When soldiers go to war, they are expected to kill the enemy. It is their job. If they did not, and indeed if Harry had got up in front of the TV cameras and said: “No, no, I didn’t kill anyone, I don’t feel that would be right somehow’, he would be rightly derided as being a very poor co-pilot gunner indeed. The clue is in the job title.
But there is a difference in being good at your job and bragging about it, particularly when your job is to kill members of an insurgency with international terrorist connections who are hell-bent on killing as many British and allied forces as they can, and your grandmother is the head of the British Armed Forces.
His comments have come at a critical time in the West’s relationship with al-Qaeda and its affiliates. The horrors of last week’s Algerian hostage crisis at the In Amenas gas complex have demonstrated that British citizens are vulnerable to attack when abroad, and that al Qaeda is in the midst of an extensive post-bin Laden regrouping.
David Cameron said on Sunday that Britain was now in a “generational struggle” against “an ideology which is an extreme distortion of the Islamic faith, and which holds that mass murder and terror are not only acceptable but necessary”.
Against this background it was, perhaps, foolish of his PR team, who would no doubt have had final say on what was aired, to let his remarks go unchecked. Harry has always been a Taleban target, that’s why there has been so much secrecy around both of his Afghanistan deployments, and why he was swiftly yanked out after only ten weeks the first time round when his cover was blown. A TV drama was even made speculating on what would happen if he was captured by the Taleban (plot spoiler: not good things).
Now of course, Harry is home and dry, so perhaps the thinking is he should be able to say what he likes. But it seems irresponsible in the extreme to let his remarks about killing insurgents air when we still have so many boots on the ground in Afghanistan. Although he points out how safe Apache pilots generally are from enemy fire, the same cannot be said for the guys in forward operating bases going out on regular patrols and engaging in firefights with the Taleban. I do not for a moment think that Harry made any of these comments because he wished to put any of his military colleagues in the line of fire.
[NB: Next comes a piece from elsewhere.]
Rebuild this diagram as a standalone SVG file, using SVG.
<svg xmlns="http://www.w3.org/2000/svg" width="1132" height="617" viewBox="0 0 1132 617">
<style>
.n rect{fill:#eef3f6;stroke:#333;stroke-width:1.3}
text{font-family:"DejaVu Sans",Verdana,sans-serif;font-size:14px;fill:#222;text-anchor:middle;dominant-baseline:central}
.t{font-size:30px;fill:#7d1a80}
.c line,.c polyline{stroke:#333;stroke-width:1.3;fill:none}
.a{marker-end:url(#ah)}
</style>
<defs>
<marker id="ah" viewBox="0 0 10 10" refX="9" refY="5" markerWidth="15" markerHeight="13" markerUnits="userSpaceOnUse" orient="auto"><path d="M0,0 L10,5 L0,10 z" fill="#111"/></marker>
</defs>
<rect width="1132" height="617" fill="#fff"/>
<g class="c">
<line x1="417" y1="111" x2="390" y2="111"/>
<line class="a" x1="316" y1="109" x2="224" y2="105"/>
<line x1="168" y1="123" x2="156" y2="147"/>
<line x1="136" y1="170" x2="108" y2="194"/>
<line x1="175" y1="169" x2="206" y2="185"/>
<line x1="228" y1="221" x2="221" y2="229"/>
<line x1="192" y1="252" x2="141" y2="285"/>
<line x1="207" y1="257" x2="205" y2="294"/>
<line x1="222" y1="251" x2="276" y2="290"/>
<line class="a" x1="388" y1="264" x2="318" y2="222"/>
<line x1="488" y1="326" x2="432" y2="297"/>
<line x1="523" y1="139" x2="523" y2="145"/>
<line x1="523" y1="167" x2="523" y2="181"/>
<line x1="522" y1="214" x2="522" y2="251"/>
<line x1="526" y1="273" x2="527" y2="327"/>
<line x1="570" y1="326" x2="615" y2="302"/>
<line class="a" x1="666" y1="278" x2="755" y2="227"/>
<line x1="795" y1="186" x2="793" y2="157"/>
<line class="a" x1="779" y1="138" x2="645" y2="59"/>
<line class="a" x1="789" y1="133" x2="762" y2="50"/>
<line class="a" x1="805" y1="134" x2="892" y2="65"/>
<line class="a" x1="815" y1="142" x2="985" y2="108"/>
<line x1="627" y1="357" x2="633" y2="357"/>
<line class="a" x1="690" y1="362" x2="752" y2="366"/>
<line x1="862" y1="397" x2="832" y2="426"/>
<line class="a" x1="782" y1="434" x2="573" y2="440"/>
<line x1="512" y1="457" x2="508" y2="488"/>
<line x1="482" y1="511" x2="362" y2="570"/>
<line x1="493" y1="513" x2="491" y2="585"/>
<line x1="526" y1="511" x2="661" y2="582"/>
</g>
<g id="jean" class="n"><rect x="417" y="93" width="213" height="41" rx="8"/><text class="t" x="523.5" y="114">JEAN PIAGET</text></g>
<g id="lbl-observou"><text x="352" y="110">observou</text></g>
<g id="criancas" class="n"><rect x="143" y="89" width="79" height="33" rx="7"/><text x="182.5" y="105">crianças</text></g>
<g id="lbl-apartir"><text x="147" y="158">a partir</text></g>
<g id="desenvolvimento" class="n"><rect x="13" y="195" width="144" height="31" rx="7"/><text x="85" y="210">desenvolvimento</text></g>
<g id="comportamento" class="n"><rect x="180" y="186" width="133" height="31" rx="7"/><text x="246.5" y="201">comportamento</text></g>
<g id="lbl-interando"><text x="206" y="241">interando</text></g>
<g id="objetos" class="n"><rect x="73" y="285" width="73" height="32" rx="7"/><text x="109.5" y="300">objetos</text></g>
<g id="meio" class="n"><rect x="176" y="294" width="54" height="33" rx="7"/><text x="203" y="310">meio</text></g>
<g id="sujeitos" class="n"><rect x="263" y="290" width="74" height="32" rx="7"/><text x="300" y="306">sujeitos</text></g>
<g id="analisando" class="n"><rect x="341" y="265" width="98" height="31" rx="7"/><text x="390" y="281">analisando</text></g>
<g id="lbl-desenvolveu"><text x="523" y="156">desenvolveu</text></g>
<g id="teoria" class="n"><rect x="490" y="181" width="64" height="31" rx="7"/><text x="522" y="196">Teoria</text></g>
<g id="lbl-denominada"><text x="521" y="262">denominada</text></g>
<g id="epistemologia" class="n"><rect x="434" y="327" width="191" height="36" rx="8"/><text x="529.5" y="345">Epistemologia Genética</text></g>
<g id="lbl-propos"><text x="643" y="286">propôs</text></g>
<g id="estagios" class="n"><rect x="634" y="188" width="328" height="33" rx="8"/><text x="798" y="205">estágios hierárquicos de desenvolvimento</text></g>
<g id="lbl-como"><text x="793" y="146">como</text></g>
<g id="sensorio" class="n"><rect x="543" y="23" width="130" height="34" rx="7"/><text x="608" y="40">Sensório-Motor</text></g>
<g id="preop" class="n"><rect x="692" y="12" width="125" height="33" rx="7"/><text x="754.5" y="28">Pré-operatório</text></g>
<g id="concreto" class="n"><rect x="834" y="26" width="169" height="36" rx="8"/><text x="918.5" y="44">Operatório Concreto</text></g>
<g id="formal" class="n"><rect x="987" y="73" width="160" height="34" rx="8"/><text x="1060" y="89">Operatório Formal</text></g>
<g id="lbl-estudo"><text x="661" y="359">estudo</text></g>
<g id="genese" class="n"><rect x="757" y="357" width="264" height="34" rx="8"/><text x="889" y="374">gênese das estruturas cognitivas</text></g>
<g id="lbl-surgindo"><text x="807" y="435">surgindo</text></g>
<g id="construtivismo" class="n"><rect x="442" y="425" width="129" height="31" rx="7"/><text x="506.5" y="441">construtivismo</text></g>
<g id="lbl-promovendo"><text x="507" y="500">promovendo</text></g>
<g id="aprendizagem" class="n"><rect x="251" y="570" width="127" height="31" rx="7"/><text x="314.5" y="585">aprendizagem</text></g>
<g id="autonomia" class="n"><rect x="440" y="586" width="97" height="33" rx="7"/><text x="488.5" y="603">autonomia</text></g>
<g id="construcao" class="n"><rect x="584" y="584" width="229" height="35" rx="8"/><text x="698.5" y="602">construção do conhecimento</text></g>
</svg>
The problem is that it probably never even occurred to him that they might.
It is this, I think, rather than the playing strip billiards and drinking his weight in beer in a Las Vegas hotel room that makes Harry what he self-confessedly described as “too much Army and not enough Prince”: the dogged desire to be viewed by those outside the military as just a normal soldier, and to be bullishly arrogant enough to expect everyone to go along with it. Sorry Harry, but you’re third in line to the throne. It ain’t going to happen.
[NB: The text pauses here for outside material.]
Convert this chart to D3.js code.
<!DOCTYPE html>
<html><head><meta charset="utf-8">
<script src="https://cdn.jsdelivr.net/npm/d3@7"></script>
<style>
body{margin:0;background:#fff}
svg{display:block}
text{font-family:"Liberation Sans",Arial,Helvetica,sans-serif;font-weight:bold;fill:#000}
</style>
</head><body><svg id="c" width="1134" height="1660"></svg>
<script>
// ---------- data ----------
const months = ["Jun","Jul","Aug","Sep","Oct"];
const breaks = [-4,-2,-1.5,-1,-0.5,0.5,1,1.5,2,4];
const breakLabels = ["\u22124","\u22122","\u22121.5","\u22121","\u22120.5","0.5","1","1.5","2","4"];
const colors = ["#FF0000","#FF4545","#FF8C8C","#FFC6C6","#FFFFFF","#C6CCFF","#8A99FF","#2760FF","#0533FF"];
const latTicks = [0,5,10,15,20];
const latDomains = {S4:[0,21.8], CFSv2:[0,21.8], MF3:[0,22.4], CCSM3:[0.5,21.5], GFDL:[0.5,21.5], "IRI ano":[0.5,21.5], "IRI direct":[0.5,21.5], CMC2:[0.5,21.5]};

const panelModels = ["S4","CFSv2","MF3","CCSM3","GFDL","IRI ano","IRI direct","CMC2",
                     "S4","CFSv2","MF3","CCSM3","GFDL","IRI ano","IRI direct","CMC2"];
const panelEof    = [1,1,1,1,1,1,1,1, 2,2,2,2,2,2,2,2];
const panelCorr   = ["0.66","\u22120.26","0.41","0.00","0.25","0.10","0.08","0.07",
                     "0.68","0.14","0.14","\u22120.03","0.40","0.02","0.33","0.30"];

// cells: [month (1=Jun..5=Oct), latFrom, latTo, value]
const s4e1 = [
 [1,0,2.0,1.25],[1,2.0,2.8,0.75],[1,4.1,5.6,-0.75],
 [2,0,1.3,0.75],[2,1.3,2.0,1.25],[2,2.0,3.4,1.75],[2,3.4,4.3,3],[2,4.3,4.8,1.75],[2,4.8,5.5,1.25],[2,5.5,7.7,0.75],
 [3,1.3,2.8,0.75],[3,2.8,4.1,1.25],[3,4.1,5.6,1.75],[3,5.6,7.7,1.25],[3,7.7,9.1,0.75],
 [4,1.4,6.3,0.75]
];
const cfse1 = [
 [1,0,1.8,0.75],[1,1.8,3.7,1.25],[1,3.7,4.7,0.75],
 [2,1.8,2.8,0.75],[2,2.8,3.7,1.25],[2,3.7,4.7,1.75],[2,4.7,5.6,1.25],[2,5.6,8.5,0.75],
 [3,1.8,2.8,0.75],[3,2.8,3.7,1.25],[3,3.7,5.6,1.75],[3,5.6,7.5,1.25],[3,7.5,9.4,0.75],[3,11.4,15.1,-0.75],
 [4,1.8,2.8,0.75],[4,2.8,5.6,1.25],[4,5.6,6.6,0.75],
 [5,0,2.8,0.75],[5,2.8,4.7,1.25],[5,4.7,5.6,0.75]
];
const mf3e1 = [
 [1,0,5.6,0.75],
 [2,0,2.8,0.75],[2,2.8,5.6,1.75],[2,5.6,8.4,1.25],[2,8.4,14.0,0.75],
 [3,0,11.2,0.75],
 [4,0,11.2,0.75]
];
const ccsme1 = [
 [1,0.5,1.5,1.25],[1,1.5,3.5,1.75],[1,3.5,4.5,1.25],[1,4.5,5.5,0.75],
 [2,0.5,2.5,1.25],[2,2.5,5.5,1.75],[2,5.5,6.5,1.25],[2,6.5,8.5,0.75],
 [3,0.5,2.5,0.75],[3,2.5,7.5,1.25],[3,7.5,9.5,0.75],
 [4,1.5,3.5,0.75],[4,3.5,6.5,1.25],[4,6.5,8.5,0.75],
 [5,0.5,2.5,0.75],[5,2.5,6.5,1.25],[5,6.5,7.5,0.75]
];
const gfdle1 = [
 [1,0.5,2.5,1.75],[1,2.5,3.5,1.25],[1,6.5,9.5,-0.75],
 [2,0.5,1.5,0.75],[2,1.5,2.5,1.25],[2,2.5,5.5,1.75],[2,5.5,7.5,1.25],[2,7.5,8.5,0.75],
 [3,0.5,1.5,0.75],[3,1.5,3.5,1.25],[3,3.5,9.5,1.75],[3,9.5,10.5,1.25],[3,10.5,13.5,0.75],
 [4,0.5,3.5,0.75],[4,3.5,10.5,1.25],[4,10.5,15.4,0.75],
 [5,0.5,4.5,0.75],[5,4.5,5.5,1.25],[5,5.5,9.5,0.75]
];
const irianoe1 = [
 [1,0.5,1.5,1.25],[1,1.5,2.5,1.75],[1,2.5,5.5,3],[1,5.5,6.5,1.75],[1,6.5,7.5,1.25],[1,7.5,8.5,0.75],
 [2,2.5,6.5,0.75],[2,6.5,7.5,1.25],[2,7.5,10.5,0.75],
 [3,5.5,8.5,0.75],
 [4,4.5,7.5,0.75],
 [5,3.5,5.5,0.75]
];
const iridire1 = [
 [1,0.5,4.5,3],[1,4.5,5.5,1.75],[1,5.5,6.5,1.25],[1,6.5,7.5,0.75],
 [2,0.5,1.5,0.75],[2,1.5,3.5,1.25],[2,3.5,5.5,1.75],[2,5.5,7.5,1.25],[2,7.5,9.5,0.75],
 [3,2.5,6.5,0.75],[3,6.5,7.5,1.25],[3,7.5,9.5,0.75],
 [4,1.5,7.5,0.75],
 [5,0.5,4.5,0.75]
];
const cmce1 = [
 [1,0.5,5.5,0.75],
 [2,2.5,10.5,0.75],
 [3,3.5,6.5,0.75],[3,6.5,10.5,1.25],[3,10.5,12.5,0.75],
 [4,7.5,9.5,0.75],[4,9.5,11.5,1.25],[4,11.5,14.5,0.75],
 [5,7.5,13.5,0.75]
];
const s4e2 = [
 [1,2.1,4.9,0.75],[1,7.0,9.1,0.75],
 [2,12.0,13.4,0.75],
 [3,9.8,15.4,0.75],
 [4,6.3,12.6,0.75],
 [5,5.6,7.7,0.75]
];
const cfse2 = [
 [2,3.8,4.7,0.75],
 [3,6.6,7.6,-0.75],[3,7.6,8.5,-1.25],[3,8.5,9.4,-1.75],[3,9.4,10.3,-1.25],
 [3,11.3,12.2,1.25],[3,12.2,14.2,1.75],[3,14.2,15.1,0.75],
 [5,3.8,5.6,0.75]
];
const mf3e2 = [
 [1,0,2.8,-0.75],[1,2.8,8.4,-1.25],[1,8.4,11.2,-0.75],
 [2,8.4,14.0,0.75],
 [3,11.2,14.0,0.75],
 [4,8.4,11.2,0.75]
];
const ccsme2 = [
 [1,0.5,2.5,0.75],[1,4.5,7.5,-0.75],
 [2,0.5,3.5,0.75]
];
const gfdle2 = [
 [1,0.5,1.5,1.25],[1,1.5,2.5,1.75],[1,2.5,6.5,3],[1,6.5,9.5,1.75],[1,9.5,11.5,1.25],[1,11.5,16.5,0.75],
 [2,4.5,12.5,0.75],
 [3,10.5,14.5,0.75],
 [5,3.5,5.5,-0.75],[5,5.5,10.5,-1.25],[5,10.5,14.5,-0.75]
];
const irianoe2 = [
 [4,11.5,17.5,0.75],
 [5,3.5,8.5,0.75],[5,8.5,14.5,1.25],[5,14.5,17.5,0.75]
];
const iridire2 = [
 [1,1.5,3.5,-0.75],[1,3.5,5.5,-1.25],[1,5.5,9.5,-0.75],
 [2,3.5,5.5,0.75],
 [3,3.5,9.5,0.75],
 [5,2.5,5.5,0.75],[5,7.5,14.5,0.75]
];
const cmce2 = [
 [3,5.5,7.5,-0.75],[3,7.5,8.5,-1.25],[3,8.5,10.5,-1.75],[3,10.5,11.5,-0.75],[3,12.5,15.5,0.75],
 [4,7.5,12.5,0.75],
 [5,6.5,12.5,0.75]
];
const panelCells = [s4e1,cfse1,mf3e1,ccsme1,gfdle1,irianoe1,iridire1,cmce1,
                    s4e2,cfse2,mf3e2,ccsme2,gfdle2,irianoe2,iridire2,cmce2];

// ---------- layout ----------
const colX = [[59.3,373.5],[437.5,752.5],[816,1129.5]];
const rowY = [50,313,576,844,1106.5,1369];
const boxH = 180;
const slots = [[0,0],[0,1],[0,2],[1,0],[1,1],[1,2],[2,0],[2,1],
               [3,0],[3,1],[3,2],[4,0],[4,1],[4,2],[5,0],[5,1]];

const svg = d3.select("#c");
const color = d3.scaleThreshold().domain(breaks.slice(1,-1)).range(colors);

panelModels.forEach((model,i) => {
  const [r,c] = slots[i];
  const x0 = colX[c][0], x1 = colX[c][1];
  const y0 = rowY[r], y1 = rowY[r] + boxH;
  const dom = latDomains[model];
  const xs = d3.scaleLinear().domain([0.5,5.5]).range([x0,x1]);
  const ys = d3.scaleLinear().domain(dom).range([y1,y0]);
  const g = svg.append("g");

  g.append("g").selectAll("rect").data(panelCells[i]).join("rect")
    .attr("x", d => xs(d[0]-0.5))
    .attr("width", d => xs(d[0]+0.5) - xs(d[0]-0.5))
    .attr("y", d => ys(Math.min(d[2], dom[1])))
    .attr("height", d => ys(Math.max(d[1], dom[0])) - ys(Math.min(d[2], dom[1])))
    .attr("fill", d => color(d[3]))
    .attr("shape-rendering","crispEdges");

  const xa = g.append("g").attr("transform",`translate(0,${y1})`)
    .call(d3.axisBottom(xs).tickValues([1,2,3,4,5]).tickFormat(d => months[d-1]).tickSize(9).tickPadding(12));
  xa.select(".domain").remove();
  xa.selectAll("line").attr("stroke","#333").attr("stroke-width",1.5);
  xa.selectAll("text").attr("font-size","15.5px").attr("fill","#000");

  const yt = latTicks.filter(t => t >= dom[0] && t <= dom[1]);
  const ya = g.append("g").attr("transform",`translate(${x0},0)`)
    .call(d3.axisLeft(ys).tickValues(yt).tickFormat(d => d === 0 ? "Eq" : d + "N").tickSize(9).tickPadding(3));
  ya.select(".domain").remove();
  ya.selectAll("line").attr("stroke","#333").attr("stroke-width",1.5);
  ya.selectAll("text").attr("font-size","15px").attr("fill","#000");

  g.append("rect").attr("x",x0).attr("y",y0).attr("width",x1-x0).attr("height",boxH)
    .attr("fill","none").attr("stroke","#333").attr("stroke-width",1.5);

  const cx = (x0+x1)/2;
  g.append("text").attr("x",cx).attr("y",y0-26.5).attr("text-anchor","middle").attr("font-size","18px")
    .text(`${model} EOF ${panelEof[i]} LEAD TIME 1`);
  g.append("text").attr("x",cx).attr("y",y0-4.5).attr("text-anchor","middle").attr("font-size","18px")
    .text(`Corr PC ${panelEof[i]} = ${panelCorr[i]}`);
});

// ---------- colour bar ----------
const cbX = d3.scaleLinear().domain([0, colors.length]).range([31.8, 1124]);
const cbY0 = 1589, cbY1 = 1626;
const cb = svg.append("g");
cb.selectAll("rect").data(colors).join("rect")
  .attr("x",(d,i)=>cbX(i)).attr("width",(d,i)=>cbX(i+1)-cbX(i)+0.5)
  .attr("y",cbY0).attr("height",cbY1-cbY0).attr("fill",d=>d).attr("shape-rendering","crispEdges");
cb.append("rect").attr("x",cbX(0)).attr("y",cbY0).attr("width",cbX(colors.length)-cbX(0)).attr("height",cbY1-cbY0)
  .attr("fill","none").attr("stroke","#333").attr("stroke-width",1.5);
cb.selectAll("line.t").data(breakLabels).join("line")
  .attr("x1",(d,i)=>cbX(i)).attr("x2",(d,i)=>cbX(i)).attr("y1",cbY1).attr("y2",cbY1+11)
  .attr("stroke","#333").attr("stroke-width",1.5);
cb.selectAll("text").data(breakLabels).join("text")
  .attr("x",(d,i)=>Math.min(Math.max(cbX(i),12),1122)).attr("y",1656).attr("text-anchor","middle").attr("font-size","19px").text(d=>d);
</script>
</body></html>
All this would be more understandable if he were just a young lad. But Harry is 28. He’s had a lifetime to get used to being Royal – not to mention enjoy all the trappings of immense wealth and privilege that go along with it (how many Olympic events did he attend again?).
While I have some sympathy for someone who has been forever in the public eye and whose every move is scrutinised, I cannot help but feel that it’s about time he accepted his lot in life.
Harry needs to realise that when he opens his trap, he will always be a member of the Royal family, even if he is sitting on standby in an Afghan Army base in his fatigues four months in to a five month deployment. His comments will always carry both weight and consequence. That’s just the way it is.
And really, there are worse lots in life. 5,300 soldiers found out yesterday they were losing their jobs in the latest round of defence cuts. As Harry freely admitted in his interview yesterday, he has another “job”, and one that he is lucky enough to have for life – something very few of us can say these days and which many of those soon-to-be-jobless soldiers would give their eye teeth for.
What Harry needs is a bit more Prince – and a lot more common sense.